# INSTRUCTIONS FOR THE TASK
Return each line containing the string "this".

# DATA RECORDS
● ● ● ● ●

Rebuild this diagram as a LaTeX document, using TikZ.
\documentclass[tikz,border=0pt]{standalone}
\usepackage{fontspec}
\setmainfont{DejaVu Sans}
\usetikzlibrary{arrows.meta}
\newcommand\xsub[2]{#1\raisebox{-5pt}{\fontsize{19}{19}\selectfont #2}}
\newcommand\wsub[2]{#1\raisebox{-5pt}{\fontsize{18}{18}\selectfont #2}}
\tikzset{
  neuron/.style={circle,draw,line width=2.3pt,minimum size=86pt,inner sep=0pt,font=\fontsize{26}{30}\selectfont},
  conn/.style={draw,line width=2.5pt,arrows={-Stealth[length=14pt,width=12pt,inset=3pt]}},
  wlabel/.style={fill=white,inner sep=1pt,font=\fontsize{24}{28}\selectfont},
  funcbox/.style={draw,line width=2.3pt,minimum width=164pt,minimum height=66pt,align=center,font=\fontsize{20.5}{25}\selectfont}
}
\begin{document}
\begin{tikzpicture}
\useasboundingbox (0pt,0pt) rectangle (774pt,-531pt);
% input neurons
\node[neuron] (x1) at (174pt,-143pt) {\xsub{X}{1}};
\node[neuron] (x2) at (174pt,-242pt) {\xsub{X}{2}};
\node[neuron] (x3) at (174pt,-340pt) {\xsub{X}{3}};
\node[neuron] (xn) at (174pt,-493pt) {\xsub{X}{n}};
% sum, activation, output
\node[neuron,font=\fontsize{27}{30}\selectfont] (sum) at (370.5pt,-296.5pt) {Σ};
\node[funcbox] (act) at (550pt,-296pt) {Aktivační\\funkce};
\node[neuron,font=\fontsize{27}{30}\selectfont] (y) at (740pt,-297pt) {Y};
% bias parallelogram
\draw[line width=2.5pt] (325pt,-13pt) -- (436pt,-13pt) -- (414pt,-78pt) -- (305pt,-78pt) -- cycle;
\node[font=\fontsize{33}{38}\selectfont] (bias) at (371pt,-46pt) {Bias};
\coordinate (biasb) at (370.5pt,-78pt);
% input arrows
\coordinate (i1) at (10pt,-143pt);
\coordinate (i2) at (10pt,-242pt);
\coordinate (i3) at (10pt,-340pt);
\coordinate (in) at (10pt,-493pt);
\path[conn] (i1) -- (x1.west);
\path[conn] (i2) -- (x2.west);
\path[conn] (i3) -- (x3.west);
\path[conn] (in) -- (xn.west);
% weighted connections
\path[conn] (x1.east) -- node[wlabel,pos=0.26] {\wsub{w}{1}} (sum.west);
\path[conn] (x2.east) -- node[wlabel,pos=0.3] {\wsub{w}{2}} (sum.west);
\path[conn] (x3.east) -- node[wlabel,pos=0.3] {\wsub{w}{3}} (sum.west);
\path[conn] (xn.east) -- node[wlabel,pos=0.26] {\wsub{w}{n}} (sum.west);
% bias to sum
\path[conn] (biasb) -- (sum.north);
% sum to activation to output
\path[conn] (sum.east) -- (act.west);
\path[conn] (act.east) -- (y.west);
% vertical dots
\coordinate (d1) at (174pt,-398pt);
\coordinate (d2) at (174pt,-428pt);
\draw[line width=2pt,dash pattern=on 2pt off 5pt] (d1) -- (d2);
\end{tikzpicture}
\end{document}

● ● ● ● ●

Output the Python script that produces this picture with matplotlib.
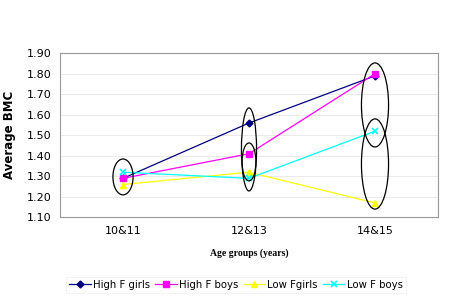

● ● ● ● ●

# THE RESULT
Rebuild this diagram as a LaTeX document, using TikZ.
Output the Python script that produces this picture with matplotlib.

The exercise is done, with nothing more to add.